The SS Torhamvan (an abbreviation of its original route between Toronto, Hamilton and Vancouver), ran aground in 1926 just off Cold East Point in Ferryland, Newfoundland, where it was left to decay. What remains now is scattered debris. Prominent among the remains are two corroded, iron-clad boilers sitting adjacent to each other on the edge of the shoreline. Against the open seascape, the boilers seem like a monument, precisely placed to mourn the loss of a ship in its prime, commemorating the forces of a growing economy by showcasing the remnants of its technological prowess.
Donald Lawrence’s Torhamvan/Ferryland was an ambitious reproduction of this accidental monument. Working from a collection of Polaroids taken during a site visit, the artist reconstructed the huge forms of the decaying boilers, creating a tableau that appeared to be the real wreckage transported into the gallery. Starting with the actual dimensions of one of the boilers, and applying one-point of perspective to make an illusory scene, Lawrence effectively captured the monumental scale of the boilers in their dramatic setting off the rugged and untamed shores of Newfoundland. Precise calculations combined with some rudimentary theatrical devises (rounding the corners of the room and lighting effects) expanded the space of the gallery, creating a false horizon that obscured distance and truncated the viewer. But there was only a small threshold from which to view this effect.
The illusion was destabilized as soon as the viewer enters the tableau. The ideal perspective point was static, and once the viewer passed the threshold, Lawrence’s reproduction started showing its seams: the boilers are just wood frames covered by sheets of painted canvas, the walls move in and the artificial lighting casts irregular shadows. The spectacle gave way to the material form and technical devices.
The suspension of disbelief required to engage Lawrence’s depiction mirrored the tropes of commemoration, which were reflected in the very reading of the original forms as monuments. Lawrence’s illusion was tenuous, threatened by a simple shift in the viewer’s position. In a similar manner, the romantic image of the eroded debris is as easily transformed from industrial ingenuity to industrial waste. The ship’s design was based on 19th century technology, far from representative of the latest in industrial advancements. If anything, the Torhamvan, a routine cargo ship, represents failure more than success, its wreckage emblematic of carelessness and a lack of control. Was the ship abandoned because it couldn’t be rescued or was it left because it wasn’t worth the effort? The ship was nothing special, there is nothing historically significant about it beyond its demise, which in itself was nothing spectacular, it just foundered, and was left to rot.
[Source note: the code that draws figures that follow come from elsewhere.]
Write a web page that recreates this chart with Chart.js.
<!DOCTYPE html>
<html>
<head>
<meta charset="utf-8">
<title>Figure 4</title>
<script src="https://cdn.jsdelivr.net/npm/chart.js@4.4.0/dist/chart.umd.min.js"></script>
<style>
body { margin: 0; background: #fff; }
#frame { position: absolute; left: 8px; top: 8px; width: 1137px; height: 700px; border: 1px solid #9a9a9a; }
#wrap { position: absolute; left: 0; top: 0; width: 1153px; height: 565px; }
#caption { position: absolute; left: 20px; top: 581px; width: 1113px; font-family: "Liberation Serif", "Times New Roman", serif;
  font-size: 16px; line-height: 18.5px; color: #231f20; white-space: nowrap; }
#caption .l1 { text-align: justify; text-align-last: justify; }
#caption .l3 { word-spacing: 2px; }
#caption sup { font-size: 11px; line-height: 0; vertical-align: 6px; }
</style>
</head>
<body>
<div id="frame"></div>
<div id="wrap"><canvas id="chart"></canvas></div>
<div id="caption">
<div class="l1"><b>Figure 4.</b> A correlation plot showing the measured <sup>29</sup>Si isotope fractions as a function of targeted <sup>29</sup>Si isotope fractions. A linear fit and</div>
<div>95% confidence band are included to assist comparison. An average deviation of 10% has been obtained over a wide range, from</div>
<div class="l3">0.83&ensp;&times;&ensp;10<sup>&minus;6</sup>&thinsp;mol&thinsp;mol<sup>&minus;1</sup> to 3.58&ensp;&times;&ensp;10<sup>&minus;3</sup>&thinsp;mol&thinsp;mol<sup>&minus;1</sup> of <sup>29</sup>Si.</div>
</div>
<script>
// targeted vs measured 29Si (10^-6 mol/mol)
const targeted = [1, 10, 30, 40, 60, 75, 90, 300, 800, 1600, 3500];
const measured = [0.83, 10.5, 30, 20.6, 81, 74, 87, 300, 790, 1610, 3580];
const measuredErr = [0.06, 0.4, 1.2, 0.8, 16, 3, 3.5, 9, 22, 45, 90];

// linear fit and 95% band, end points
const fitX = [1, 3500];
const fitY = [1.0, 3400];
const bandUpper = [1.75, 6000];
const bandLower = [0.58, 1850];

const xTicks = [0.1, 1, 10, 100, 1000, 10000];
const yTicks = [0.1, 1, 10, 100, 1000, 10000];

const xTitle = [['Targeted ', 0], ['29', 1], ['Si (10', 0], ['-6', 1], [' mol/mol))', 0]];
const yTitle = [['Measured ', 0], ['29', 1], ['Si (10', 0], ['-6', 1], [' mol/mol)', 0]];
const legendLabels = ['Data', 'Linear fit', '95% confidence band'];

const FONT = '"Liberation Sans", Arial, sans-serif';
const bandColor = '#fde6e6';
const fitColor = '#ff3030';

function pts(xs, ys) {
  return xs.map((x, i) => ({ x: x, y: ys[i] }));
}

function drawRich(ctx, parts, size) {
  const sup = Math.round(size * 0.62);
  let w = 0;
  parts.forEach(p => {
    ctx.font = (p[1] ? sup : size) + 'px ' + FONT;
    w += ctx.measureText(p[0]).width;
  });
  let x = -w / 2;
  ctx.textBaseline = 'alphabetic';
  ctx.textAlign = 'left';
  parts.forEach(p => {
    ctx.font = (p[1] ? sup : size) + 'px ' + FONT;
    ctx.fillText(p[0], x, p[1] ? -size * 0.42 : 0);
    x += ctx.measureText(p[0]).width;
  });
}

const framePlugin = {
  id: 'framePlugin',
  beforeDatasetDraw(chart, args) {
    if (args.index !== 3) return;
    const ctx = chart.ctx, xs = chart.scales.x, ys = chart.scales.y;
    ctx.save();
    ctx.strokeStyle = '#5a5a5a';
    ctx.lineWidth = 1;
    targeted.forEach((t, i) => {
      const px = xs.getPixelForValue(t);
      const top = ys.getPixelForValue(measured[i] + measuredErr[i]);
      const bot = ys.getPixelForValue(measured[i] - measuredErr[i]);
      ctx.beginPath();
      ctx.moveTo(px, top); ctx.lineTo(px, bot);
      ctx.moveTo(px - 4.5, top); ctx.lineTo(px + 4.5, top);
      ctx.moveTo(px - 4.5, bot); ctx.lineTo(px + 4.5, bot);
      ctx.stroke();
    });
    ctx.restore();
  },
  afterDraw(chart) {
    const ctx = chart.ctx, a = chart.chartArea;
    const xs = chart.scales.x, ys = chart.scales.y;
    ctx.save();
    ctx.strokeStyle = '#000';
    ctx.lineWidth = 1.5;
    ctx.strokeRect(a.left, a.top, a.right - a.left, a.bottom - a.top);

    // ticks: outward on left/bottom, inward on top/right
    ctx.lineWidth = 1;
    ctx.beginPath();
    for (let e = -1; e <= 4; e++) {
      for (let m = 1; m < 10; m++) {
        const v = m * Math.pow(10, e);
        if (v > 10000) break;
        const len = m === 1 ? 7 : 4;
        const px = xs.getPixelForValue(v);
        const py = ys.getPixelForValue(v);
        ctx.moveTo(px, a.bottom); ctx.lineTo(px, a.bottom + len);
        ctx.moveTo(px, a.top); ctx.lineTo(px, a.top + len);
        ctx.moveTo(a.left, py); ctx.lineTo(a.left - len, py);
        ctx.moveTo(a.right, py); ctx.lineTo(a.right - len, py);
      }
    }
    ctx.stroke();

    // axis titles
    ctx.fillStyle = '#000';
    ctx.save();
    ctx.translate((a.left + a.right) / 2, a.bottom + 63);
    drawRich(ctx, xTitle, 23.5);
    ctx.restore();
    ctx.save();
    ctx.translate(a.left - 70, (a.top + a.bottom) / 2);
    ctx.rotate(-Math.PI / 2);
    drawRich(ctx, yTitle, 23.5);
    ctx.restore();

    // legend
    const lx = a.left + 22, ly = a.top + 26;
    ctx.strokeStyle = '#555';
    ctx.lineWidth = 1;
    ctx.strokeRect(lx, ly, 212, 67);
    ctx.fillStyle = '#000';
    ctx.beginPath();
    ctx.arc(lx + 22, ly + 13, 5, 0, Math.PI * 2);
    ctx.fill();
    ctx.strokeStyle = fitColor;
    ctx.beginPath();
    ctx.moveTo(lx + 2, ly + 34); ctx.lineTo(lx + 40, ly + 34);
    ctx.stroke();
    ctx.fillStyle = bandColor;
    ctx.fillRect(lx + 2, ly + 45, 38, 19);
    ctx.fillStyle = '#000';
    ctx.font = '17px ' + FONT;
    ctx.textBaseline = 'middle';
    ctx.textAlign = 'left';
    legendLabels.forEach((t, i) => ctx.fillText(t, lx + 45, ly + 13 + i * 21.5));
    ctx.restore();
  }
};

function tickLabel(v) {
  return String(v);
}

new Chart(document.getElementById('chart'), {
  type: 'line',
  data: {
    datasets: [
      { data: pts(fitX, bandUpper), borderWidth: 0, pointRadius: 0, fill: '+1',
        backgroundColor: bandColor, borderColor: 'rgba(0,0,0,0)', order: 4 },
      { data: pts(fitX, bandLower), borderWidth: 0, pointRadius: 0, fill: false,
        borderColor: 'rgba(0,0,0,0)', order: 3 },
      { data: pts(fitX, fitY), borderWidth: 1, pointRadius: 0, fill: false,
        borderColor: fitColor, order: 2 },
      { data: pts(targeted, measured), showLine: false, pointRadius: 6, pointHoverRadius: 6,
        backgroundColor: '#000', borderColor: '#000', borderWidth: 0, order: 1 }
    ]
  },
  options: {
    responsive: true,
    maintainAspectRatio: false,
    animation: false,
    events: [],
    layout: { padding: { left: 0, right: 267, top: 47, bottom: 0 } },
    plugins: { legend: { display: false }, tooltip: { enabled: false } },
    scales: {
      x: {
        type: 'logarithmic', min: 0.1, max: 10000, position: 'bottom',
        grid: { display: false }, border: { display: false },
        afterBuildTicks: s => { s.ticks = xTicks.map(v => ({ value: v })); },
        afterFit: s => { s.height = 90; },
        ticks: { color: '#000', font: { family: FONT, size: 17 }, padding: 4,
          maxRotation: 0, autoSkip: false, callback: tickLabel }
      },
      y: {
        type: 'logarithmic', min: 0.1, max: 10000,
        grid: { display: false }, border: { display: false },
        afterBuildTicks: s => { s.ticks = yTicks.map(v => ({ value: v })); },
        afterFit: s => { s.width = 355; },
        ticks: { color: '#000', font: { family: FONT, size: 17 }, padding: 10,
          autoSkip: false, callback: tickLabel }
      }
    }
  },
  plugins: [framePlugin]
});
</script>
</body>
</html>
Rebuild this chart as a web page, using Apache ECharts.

There are few early images documenting the stranded ship as a whole, but it is captured in the background of a photograph of a small group of well dressed women. Whether a happenstance landmark on their tour of the shores of Newfoundland, or as their primary destination, the wreckage of the Troshamcan is worthy of a tourist photo. The jovial quality of the snapshot alludes to the shipwreck as a spectacle, but its gnarled and weather-beaten remains memorialize the ship. The fragments contradict the otherwise romantic and abandoned look of the shipwreck as they become a more tangible record of its history.
Maybe that’s how Torhamvan/Ferryland works, as something between spectacle and record. With simple theatrics Lawrence staged a dramatic scene, but when the tableau no longer appeared in normal proportions the illusion became an abstract procedure, giving way to another sense of wonder at the labyrinth of wood of each massive frame and at the extraordinary feat with which the frames are covered in painted canvas, making a direct connection to the artist. The whole of the scene transferred into its parts: hundreds of pieces of found wood were pieced together with hundreds of broken chopsticks; the viewpoint multiplied; and the construction could be entered from both back and front. Ultimately, Lawrence created an opposition between illusion and material form, pivoting on the moment of transference, which shifted from a static scene to a moving viewer and hinged on individual perception time.